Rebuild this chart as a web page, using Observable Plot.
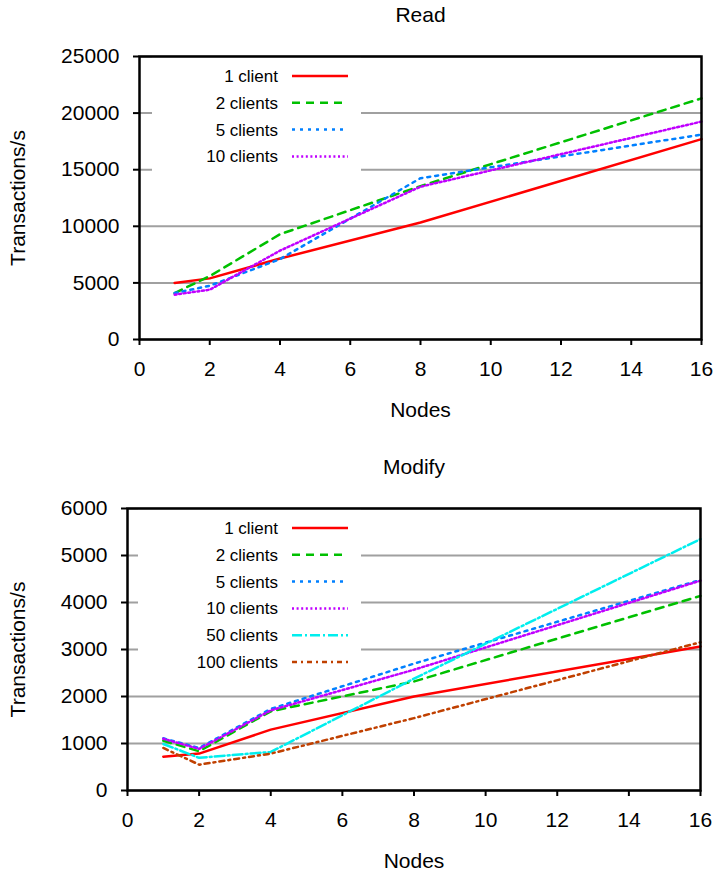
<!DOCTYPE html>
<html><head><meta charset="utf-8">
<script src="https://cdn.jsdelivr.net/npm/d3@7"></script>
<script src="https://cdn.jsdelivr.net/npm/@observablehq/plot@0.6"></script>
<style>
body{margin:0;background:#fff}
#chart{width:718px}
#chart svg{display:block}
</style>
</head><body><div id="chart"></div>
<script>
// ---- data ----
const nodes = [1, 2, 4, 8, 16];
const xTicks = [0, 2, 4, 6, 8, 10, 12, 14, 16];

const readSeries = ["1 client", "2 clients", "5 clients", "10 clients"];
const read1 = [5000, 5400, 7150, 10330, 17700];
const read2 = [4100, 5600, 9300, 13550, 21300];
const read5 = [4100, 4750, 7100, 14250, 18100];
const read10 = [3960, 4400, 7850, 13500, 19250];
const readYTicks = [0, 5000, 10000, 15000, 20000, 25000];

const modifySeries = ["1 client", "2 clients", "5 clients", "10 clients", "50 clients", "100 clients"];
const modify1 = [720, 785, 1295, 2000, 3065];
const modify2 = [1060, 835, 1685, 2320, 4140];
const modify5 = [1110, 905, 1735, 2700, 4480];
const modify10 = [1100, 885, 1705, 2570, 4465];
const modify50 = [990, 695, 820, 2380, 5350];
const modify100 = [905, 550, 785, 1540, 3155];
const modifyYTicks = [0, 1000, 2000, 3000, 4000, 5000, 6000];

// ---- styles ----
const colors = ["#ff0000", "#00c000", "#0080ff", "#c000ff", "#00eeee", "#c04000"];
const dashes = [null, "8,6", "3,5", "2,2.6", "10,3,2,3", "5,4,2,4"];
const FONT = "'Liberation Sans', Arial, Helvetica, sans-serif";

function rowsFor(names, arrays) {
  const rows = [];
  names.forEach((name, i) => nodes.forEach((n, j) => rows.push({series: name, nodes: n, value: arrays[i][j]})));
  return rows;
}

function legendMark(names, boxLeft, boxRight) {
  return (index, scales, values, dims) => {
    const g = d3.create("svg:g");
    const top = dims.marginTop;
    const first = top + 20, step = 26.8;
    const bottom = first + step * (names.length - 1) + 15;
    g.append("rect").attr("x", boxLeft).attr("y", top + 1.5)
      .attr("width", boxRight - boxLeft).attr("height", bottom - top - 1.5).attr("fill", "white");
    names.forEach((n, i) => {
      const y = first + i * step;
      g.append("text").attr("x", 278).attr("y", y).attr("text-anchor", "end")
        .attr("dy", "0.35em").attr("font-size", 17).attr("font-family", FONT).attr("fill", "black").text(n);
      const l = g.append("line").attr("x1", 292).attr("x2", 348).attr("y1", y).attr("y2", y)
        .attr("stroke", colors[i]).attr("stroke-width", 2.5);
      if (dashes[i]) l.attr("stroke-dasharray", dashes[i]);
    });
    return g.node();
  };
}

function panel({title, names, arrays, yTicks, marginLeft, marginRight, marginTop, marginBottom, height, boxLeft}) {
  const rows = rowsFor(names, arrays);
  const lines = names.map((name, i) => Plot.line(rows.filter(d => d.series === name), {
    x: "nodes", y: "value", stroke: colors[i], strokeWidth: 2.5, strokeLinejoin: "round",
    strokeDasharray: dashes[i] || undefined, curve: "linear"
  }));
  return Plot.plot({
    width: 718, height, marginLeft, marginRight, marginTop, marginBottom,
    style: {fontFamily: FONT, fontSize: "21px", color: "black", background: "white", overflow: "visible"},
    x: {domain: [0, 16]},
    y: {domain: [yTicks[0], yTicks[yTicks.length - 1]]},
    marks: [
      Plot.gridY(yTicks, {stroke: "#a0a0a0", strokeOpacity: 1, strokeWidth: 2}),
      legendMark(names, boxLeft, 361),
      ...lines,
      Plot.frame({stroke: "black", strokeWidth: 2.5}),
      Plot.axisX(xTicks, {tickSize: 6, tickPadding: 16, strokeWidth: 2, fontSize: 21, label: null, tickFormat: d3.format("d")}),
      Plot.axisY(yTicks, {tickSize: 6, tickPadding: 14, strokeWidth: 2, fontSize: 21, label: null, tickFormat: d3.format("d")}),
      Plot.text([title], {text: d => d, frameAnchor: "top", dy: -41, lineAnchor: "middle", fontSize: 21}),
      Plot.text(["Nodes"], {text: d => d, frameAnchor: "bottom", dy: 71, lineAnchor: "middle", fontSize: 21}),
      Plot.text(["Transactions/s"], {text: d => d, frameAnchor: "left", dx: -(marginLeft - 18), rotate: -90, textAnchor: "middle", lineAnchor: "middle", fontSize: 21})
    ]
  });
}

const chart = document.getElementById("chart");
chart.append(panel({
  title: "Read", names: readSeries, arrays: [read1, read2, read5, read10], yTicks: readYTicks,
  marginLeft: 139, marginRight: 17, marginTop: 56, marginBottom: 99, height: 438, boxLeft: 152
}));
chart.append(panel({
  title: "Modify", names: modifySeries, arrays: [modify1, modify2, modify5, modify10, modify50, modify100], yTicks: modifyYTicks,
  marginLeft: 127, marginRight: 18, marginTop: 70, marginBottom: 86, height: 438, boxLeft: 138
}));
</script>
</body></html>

——————————

Work instructions — From the top of the listing above, repeat each line exactly until you reach the line containing "const readYTicks = [0, 5000, 10000, 15000, 20000, 25000];", and repeat that one too. Leave the pictures out.

Worked answer —
Rebuild this chart as a web page, using Observable Plot.
<!DOCTYPE html>
<html><head><meta charset="utf-8">
<script src="https://cdn.jsdelivr.net/npm/d3@7"></script>
<script src="https://cdn.jsdelivr.net/npm/@observablehq/plot@0.6"></script>
<style>
body{margin:0;background:#fff}
#chart{width:718px}
#chart svg{display:block}
</style>
</head><body><div id="chart"></div>
<script>
// ---- data ----
const nodes = [1, 2, 4, 8, 16];
const xTicks = [0, 2, 4, 6, 8, 10, 12, 14, 16];

const readSeries = ["1 client", "2 clients", "5 clients", "10 clients"];
const read1 = [5000, 5400, 7150, 10330, 17700];
const read2 = [4100, 5600, 9300, 13550, 21300];
const read5 = [4100, 4750, 7100, 14250, 18100];
const read10 = [3960, 4400, 7850, 13500, 19250];
const readYTicks = [0, 5000, 10000, 15000, 20000, 25000];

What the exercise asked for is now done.